We question their sanity, their intelligence, their education.
In short, we make them into, well, “them”.
The “them” who are ruining our world. “The bad guys”.
It is easy to see the “them”.
It is much more difficult to see what is going on underneath. It is hard to recognize that they are in just as much pain as we are. Maybe even more. There are anger and fear. A feeling of helplessness and not being heard.
Any good customer service rep can tell you that the most important thing to do if you want to calm down an angry customer is to make them feel heard. People don’t actually need you to fix their problem right then but they need to know and feel that you are listening to them and taking them seriously. Everyone needs to feel heard. Especially when they are in pain.
And still you may insist:
“Voting the way they did makes them stupid, I don’t care about how much pain they are in”.
In saying this, you are proving them right, you know? You are reinforcing their perception that their problems are not worth listening to. That their pain doesn’t matter.
You could also argue that they are in a lot less pain than other people. That there are people who are worse off. But we all know not to play that game. We all know that there is always someone worse off and that knowing that does not change the fact that it hurts.
It hurts. So much. Right here. Right now. Why won’t you look at me? Why won’t you at least acknowledge that I am here, too?

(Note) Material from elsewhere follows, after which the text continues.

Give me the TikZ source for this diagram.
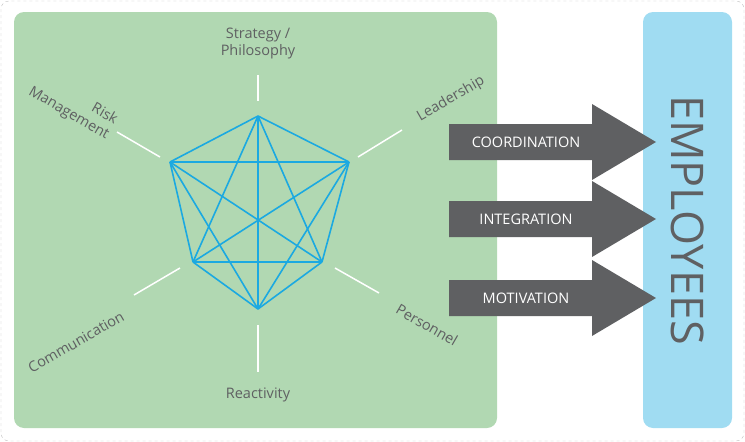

That I am hurting, too?
And still you ask:
How could they vote like this?
But in all earnestness, how could they not?
It is our government's job to represent them just as they represent us. To make them feel heard. To tell them, “Yes, you are my people, too. I worry about you, too. Your problems are not meaningless. We can work on this”.
The “them” never heard that message. So they voted for whoever bothered to speak to them. They voted for who made them feel heard.
Maybe there is no logic to that. But there is a whole lot of “human”.